When you speak to Bale’s former team-mates you realise quickly that there is no great unexplored backstory to the Welshman – he really is just about football, and preparing to play football. Rose recalls the days they spent living in the footballer’s Essex haven, Repton Park, with Bale always closer to the first team at Spurs and “a pretty reserved bloke who keeps himself to himself”.
“It’s been great to see what he has achieved over the last five years,” Rose said. “I am over the moon for him considering he got a bit of stick in his first season at Real. He has made a great transformation in terms of changing position. He joined Spurs predominantly as a left-back, and then he moved into midfield, and now he’s one of the most dangerous attacking midfielders in the world.
“We played Real in pre-season last summer and I got to catch up with him, and it was nice to see how happy he was and how he is relishing his football over there.”
Rose was clear that the reason Roy Hodgson wanted to play Portugal last week was to replicate the Bale effect by trying to deal with Cristiano Ronaldo – not that Ronaldo himself would see it that way. In the end Ronaldo did not play the game and Rose says that England cannot become obsessed with Wales’s best player.
“But of course Gareth is very dangerous, and I’m sure the manager and his team will put together a game plan to go out and win against Wales.”
It took Rose longer to make it, and four loan spells away from Spurs before he accepted that his best position was left-back. It was his 2012-2013 season on loan at Sunderland that established him as a Premier League player, also the last in England for Bale before his £80 million move to Madrid. In his final game for Spurs, in May 2013, the Welshman scored a late winner against Sunderland with Rose, unable to play under the terms of his loan, watching from the stand.
Up against plucky Wales with their Madrid superstar, the England players know that they will be cast in many quarters as the presumptuous favourites, although they are also at pains to point out that nothing could be further from the truth. In spite of England’s general failings for the past 50 years, Rose acknowledged that they do seem to remain a target for other nations.
“I saw some comments of the Russian goalkeeper [Igor Akinfeev] saying that he was over the moon that they’d been drawn with England in the group. I’m fairly new into the England set-up and I’m seeing how a lot of teams want to beat England. They don’t like England. I can imagine it will be no different with Wales. Obviously I have a Welsh team-mate in Ben Davies back at Tottenham and there will be bragging rights to be had once we go back for pre-season. I’m sure Wales will be going into it with an extra edge looking to beat us.”
Rose comes fresh from a two-horse title race in which Spurs somehow conspired to finish third, having pushed Leicester City for much of the way. There was no question that the draw at Stamford Bridge was the decisive moment, a 12-booking, epic no-quarter-asked game in which Rose himself was part of one of the early flashpoints: that shoving match with Willian.
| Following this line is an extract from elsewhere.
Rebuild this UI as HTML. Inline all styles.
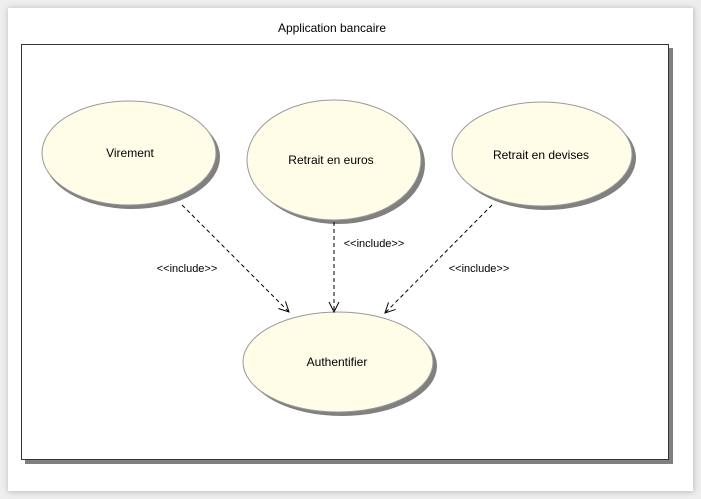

“I’ve apologised on behalf of Tottenham before for what happened in the game but strangely enough I wouldn’t change anything apart from the result,” he said. “I would have loved to have won, but how we fought for each other ... we’ve shown we’re not a pushover. Obviously I’d change the fact that Mousa [Dembélé] has been given a six-game ban. But this is why I play football, games like that.
“To feel the hatred from the Chelsea fans and the players beforehand – it was amazing. But I just wish I could change the result and the amount of bookings in the game. That’s now the first fixture we’re looking at next season – Chelsea at home and Chelsea away.”
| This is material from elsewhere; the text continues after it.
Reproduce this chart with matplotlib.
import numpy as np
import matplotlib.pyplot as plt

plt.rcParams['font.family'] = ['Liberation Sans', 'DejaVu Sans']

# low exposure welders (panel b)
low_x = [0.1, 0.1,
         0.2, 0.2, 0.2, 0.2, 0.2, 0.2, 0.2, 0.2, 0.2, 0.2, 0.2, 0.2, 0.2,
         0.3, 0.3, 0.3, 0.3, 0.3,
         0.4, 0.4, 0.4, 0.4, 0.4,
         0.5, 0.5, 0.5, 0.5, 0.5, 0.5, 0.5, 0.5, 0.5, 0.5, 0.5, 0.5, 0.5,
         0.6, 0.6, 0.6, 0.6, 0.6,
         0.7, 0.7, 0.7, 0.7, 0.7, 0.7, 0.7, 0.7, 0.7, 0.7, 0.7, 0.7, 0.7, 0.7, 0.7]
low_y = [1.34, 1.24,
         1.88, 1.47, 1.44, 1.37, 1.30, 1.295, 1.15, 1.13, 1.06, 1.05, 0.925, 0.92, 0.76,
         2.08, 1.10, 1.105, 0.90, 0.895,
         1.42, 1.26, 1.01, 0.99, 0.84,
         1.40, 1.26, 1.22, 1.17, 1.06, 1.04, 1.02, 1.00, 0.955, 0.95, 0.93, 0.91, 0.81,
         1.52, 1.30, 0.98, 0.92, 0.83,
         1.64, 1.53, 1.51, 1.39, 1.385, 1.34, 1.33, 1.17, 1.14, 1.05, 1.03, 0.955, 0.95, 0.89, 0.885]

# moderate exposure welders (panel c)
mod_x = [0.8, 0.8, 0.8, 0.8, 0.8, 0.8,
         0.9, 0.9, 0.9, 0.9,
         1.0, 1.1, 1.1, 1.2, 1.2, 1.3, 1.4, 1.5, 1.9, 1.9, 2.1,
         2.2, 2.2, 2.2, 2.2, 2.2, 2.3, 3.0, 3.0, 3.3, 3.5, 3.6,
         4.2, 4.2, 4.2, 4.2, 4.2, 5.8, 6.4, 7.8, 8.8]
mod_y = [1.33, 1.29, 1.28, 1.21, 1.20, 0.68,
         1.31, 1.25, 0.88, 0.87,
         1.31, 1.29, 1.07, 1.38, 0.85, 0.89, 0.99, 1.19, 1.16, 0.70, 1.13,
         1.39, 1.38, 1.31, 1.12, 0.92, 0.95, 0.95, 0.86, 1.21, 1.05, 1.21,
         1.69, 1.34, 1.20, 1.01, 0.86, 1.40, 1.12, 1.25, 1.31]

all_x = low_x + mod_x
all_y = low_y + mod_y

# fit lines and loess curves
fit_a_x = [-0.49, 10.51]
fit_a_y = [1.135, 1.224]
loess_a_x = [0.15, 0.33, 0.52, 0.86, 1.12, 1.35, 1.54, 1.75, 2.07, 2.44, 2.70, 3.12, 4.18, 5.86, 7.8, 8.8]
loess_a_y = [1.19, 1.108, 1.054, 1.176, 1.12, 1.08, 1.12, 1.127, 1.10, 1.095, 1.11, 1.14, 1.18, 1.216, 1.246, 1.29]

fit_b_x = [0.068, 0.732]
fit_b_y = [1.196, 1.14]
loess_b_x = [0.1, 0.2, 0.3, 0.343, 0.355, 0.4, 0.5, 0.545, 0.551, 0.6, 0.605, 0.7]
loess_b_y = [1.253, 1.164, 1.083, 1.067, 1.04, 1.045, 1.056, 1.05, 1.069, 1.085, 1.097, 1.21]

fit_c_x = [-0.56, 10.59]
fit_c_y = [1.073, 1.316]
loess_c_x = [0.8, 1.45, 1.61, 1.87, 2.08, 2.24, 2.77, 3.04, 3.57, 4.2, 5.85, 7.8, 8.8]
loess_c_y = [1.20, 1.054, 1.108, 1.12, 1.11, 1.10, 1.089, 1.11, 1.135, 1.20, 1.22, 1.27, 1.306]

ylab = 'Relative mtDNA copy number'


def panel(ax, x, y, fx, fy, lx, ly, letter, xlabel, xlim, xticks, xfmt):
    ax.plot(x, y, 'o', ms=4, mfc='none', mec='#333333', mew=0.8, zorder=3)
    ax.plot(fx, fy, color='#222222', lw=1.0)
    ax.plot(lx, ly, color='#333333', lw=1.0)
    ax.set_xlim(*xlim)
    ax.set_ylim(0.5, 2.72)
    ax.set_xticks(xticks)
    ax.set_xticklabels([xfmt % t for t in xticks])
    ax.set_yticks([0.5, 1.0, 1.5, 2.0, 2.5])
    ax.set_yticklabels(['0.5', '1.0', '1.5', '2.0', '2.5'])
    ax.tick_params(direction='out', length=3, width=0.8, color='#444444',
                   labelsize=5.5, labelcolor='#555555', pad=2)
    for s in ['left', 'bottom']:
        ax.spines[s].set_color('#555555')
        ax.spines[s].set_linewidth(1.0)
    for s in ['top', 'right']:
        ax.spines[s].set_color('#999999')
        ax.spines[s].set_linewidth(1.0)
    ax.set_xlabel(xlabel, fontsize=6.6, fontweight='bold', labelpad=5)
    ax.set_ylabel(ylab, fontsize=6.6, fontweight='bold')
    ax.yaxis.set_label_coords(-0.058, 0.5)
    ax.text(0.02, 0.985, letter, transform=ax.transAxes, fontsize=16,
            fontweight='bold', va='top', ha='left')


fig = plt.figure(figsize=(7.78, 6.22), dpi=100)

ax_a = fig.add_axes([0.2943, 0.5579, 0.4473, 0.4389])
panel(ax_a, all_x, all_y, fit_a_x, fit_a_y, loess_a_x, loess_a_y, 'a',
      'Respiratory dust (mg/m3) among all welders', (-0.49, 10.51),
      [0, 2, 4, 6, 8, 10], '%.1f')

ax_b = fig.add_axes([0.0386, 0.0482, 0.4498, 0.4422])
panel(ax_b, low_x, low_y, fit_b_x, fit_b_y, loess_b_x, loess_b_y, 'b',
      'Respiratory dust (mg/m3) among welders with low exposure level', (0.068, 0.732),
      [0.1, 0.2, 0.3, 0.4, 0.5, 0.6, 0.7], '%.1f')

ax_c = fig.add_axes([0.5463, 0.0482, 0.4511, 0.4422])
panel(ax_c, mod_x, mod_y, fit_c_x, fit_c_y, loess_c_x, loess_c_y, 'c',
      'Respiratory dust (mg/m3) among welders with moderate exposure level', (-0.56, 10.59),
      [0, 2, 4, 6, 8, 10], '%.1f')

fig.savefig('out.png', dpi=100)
That was quite a change of mood there from a softly spoken, thoughtful Doncaster boy, but no doubting the sentiment. Rose has had to be tough from the start of his career, when there was a time, he discovered recently, he was very close to being released by Leeds. He stayed on in a successful youth team and was the third player Chelsea wanted to sign – after Tom Taiwo and Michael Woods – in one of the first major academy transfer deals of the modern era.
He resisted, and his career path has been that much better. At Spurs he has been gently persuaded, first by Tim Sherwood and then Pochettino, to accept left-back as his position. For a relatively young player he has a remarkable roll-call of former managers, including Harry Redknapp; Brendan Rodgers, when he was on loan at Watford; Darren Ferguson, during his loan spell at Peterborough; Martin O’Neill and Paolo Di Canio at Sunderland, as well as André Villas-Boas, Sherwood and Pochettino at Spurs.
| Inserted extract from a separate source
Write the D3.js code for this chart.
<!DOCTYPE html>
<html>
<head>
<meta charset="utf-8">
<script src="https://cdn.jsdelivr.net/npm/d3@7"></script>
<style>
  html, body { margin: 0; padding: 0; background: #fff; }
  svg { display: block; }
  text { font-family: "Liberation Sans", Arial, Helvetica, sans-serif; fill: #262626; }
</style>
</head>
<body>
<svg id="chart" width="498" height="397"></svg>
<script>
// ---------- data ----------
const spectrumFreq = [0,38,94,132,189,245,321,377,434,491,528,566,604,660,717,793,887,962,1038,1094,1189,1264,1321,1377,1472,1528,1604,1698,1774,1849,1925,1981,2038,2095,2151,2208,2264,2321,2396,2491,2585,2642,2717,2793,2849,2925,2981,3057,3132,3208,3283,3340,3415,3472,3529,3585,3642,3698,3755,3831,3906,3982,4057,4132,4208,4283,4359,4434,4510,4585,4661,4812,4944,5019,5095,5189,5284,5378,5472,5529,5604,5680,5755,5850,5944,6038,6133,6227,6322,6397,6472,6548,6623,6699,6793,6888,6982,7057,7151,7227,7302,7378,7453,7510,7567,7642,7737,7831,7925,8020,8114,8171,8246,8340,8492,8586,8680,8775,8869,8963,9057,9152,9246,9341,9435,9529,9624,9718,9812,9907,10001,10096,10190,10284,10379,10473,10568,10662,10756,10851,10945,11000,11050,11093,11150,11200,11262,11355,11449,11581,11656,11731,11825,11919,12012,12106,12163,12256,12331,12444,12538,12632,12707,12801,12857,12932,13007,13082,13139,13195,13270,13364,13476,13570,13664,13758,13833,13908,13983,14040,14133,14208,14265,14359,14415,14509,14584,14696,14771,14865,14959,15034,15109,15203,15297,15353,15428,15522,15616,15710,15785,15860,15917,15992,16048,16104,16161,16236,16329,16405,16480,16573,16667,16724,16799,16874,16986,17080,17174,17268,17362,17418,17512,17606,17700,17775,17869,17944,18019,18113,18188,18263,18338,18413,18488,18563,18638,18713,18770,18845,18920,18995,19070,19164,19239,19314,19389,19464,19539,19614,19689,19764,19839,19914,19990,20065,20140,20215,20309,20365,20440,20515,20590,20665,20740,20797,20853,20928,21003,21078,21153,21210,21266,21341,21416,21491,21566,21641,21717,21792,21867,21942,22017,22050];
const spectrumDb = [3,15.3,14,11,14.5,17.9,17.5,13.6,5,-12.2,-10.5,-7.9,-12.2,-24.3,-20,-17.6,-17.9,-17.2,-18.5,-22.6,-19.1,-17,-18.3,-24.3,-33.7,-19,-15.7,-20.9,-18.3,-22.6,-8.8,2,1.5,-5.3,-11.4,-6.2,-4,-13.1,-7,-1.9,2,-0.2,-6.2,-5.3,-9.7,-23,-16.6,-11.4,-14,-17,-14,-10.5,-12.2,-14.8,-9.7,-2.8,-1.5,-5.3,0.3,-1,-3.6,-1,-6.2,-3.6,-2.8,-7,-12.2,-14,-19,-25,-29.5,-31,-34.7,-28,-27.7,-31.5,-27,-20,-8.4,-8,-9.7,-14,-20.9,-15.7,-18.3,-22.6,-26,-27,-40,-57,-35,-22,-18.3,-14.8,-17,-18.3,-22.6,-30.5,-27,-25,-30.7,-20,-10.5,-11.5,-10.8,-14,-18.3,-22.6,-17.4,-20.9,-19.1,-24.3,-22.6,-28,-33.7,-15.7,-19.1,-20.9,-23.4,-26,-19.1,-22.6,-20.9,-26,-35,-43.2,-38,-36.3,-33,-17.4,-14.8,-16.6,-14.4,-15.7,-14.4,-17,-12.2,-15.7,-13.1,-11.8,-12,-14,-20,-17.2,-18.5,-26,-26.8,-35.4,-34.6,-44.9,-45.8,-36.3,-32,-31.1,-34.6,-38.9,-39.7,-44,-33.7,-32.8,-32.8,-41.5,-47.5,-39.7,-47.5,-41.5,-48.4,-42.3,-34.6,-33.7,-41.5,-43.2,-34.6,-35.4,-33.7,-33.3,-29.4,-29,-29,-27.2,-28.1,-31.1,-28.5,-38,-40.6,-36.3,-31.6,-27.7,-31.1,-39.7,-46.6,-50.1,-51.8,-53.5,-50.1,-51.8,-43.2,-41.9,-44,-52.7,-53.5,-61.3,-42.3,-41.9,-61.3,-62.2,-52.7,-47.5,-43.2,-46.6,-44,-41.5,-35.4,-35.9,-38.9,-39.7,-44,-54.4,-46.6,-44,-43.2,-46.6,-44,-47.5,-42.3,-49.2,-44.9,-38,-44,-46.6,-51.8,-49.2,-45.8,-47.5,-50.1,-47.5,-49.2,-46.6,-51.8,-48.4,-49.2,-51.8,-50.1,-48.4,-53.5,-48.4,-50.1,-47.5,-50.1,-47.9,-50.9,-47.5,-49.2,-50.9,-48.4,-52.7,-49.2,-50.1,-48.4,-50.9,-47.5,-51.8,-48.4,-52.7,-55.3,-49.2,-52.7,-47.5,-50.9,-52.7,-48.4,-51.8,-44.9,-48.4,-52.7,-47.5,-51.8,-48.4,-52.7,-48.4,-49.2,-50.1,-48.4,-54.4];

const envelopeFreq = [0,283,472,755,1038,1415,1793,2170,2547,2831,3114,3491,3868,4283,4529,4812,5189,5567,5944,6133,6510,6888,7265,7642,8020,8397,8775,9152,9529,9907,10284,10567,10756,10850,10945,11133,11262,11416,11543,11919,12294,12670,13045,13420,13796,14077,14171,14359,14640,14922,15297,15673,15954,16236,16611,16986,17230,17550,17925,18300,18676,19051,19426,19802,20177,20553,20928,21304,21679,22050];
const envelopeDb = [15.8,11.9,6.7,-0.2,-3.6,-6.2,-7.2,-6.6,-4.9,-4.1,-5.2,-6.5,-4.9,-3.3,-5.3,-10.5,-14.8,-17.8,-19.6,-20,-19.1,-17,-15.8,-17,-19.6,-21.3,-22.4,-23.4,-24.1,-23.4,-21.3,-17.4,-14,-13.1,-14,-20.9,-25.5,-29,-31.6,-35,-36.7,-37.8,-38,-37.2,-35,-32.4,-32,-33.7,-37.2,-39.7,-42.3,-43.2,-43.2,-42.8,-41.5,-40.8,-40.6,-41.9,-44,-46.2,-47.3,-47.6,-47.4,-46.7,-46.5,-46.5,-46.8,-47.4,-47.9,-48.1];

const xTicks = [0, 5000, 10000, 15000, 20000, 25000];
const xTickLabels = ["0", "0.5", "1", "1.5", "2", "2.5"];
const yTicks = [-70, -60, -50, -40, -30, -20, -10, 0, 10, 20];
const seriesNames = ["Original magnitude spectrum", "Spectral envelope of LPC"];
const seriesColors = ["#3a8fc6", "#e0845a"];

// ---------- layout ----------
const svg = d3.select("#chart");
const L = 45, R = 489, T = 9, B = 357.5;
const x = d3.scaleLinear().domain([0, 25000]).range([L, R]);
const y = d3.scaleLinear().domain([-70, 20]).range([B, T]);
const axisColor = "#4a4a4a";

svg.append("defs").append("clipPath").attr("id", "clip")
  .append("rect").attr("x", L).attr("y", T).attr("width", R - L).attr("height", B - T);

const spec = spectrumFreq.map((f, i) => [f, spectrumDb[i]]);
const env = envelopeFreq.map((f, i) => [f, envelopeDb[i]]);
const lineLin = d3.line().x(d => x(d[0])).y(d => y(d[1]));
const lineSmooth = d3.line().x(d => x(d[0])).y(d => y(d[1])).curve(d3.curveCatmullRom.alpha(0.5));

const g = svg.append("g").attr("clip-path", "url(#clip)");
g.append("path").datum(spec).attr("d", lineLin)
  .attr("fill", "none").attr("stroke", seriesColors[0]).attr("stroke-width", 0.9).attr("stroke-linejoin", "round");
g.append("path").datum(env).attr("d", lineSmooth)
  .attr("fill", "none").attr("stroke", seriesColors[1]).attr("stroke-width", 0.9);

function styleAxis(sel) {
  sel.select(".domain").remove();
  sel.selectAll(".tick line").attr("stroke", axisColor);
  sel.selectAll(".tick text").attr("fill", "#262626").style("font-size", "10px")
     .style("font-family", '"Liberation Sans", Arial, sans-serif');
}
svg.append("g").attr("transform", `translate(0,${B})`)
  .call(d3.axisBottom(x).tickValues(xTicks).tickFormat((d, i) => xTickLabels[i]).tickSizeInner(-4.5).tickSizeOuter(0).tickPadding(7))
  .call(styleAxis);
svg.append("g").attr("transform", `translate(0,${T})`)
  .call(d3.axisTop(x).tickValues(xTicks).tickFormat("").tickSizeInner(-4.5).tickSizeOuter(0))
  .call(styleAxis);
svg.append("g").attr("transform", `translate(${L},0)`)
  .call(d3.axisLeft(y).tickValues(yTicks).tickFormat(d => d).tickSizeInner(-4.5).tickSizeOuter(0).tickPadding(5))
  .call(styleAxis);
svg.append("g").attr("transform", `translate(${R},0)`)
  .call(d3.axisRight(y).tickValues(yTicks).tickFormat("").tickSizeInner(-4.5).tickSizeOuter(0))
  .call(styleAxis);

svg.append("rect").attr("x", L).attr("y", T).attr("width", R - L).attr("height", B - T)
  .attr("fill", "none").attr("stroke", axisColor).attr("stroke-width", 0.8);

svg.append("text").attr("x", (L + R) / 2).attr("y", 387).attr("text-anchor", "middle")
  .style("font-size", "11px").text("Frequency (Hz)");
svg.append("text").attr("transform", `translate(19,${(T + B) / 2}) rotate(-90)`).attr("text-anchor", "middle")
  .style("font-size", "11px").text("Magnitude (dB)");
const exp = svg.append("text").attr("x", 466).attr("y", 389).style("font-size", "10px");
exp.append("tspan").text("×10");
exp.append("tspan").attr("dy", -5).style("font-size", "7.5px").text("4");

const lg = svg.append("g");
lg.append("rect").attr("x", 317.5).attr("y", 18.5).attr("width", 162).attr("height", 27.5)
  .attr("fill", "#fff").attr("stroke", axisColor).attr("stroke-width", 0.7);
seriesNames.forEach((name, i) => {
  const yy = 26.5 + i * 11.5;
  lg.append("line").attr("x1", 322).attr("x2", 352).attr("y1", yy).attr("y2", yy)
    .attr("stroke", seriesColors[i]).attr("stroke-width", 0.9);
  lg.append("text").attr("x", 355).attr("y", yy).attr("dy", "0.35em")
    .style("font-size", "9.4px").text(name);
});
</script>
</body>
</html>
“When I’ve spoken to the manager [Pochettino] he’s always said he wants me to play with the same arrogance as Marcelo at Real Madrid,” Rose says.
“Every time he goes out he looks like he thinks he’s the best in the world, and Pochettino wants me to have the same arrogance when I play for Spurs. I think it comes with confidence. Towards the end of the season I felt very confident in my team and myself, and once I do get to that level I do start to take more risks on the ball. It’s something I enjoy. I start going on runs, and that only comes with us winning the games and having such a great team, as we do at Tottenham at the moment.”
He will not be marking Bale directly on Thursday, a responsibility for his Spurs team-mate Walker, but if Wales’s great superstar does take a wander over to the opposite wing he will know that the man waiting for him there is every bit as determined to come out on top.